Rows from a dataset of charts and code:
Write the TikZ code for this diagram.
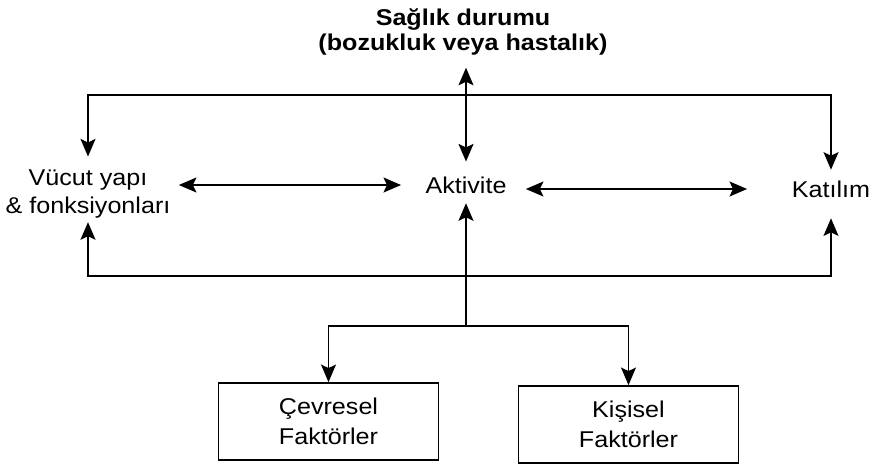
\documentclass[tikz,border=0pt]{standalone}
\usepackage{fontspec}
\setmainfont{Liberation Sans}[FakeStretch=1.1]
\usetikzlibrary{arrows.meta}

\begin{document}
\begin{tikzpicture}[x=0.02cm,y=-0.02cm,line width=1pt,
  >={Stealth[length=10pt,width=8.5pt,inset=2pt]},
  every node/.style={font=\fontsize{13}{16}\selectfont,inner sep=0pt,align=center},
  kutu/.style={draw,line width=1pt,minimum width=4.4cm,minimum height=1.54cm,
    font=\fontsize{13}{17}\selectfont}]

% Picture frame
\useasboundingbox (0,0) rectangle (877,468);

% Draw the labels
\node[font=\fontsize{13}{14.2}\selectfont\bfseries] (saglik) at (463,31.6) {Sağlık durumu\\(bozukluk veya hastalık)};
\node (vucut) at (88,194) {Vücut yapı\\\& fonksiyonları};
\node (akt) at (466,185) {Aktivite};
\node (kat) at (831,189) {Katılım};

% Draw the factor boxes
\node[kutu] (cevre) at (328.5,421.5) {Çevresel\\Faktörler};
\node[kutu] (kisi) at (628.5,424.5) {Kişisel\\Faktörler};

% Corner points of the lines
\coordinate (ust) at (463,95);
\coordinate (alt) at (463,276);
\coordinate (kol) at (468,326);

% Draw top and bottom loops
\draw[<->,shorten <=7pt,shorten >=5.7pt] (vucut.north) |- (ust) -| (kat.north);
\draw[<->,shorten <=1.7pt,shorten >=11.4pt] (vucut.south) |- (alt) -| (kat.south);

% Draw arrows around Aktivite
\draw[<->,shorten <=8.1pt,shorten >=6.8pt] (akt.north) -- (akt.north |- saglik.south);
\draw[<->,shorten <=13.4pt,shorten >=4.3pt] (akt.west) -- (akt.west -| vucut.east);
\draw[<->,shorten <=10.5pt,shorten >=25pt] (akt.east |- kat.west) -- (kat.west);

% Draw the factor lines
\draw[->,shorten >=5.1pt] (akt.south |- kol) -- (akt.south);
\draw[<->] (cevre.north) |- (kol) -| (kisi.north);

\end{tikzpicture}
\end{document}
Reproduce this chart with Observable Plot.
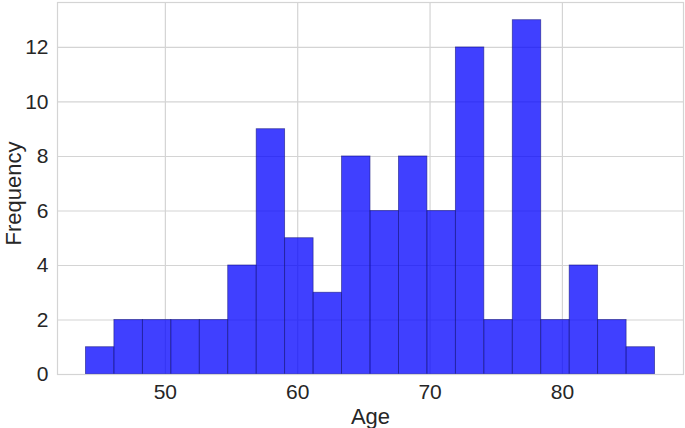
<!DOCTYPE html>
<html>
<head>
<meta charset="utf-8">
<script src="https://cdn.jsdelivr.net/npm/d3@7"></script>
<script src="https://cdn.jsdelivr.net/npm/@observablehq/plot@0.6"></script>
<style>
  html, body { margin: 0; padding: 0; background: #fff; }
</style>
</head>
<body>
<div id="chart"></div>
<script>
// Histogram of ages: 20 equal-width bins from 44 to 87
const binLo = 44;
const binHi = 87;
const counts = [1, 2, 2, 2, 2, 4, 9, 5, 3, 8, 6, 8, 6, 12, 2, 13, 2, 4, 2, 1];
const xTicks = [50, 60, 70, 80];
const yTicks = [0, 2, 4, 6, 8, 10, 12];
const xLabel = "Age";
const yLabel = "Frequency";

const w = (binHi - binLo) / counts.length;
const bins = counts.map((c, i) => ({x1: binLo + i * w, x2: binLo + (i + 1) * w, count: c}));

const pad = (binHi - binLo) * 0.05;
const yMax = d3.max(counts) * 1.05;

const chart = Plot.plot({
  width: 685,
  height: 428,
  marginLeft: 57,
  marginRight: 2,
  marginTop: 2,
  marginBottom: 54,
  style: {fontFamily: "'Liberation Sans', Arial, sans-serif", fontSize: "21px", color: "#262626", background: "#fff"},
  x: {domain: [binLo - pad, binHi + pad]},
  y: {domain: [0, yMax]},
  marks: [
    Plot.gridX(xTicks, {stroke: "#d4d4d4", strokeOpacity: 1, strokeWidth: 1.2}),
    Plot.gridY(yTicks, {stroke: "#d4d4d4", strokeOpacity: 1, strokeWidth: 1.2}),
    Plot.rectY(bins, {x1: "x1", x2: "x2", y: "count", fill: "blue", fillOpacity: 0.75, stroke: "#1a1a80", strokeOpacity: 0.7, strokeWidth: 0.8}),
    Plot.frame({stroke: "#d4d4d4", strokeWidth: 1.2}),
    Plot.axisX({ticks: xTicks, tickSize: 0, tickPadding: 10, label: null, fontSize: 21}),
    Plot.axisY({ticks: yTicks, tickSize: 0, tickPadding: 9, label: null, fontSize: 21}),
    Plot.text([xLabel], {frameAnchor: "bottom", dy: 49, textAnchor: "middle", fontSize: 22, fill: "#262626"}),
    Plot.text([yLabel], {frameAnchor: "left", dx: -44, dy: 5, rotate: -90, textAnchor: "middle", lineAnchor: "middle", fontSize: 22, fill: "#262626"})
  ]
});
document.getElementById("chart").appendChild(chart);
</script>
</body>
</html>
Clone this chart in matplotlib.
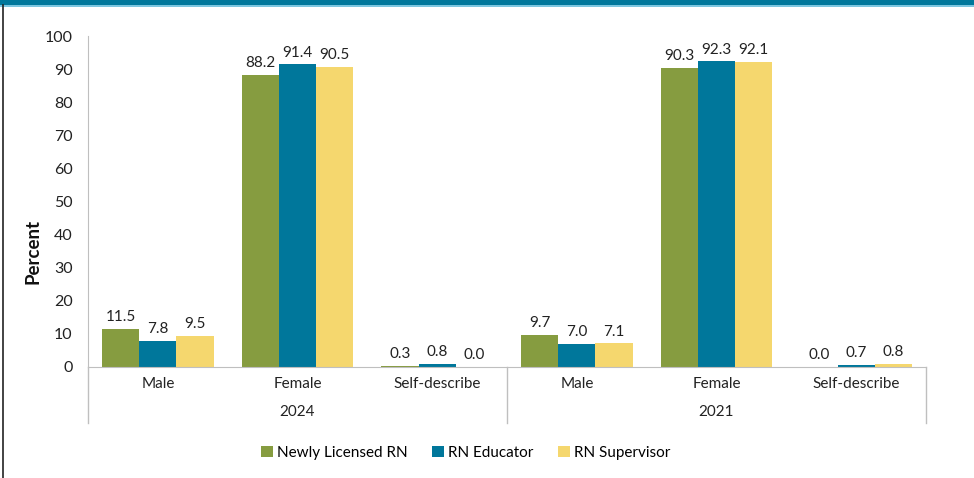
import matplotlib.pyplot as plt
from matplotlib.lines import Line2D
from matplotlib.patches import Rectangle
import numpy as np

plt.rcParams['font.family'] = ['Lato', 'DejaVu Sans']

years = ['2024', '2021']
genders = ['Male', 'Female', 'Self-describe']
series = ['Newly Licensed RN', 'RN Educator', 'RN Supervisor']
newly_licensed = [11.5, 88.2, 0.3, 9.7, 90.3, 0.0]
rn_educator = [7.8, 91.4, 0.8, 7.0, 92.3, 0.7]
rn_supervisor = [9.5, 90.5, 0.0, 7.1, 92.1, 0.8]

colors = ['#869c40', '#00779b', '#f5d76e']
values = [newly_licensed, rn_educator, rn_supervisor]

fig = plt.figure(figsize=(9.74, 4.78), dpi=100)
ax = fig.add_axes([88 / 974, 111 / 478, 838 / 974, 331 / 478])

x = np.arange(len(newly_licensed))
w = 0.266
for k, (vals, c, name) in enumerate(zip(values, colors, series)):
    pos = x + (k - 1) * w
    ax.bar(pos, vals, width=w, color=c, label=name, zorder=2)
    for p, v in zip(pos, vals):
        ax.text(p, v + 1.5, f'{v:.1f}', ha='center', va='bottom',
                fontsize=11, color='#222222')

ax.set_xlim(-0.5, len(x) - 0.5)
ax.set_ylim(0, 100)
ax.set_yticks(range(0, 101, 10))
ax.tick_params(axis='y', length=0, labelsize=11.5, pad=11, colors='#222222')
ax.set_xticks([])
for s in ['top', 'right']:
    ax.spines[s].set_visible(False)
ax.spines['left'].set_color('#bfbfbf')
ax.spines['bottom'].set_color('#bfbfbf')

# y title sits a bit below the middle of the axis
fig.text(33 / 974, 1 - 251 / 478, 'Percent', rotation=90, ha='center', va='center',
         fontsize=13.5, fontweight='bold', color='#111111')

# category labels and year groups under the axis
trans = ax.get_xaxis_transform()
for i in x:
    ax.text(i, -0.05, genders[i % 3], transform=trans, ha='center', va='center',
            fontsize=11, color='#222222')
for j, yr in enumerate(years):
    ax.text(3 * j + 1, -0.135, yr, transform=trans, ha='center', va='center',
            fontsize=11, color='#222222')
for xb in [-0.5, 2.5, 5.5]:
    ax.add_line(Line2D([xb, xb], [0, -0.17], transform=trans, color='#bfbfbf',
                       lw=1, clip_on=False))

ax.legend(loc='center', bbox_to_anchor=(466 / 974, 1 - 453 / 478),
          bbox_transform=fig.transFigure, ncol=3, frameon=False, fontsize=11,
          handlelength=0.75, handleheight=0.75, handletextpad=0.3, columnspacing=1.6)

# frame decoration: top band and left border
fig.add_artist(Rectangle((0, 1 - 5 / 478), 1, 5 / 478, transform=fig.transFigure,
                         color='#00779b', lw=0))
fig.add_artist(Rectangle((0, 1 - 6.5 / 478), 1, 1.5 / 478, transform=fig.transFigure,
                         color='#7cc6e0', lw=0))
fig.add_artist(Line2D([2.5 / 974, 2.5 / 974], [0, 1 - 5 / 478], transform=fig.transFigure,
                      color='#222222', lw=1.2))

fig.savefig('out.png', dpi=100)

• Task objective
Only the lines from the top of the records through the line with "(0,0) rectangle (877,468);" belong in the copy; write them out exactly, leaving out pictures.

• Written response
Write the TikZ code for this diagram.
\documentclass[tikz,border=0pt]{standalone}
\usepackage{fontspec}
\setmainfont{Liberation Sans}[FakeStretch=1.1]
\usetikzlibrary{arrows.meta}

\begin{document}
\begin{tikzpicture}[x=0.02cm,y=-0.02cm,line width=1pt,
  >={Stealth[length=10pt,width=8.5pt,inset=2pt]},
  every node/.style={font=\fontsize{13}{16}\selectfont,inner sep=0pt,align=center},
  kutu/.style={draw,line width=1pt,minimum width=4.4cm,minimum height=1.54cm,
    font=\fontsize{13}{17}\selectfont}]

% Picture frame
\useasboundingbox (0,0) rectangle (877,468);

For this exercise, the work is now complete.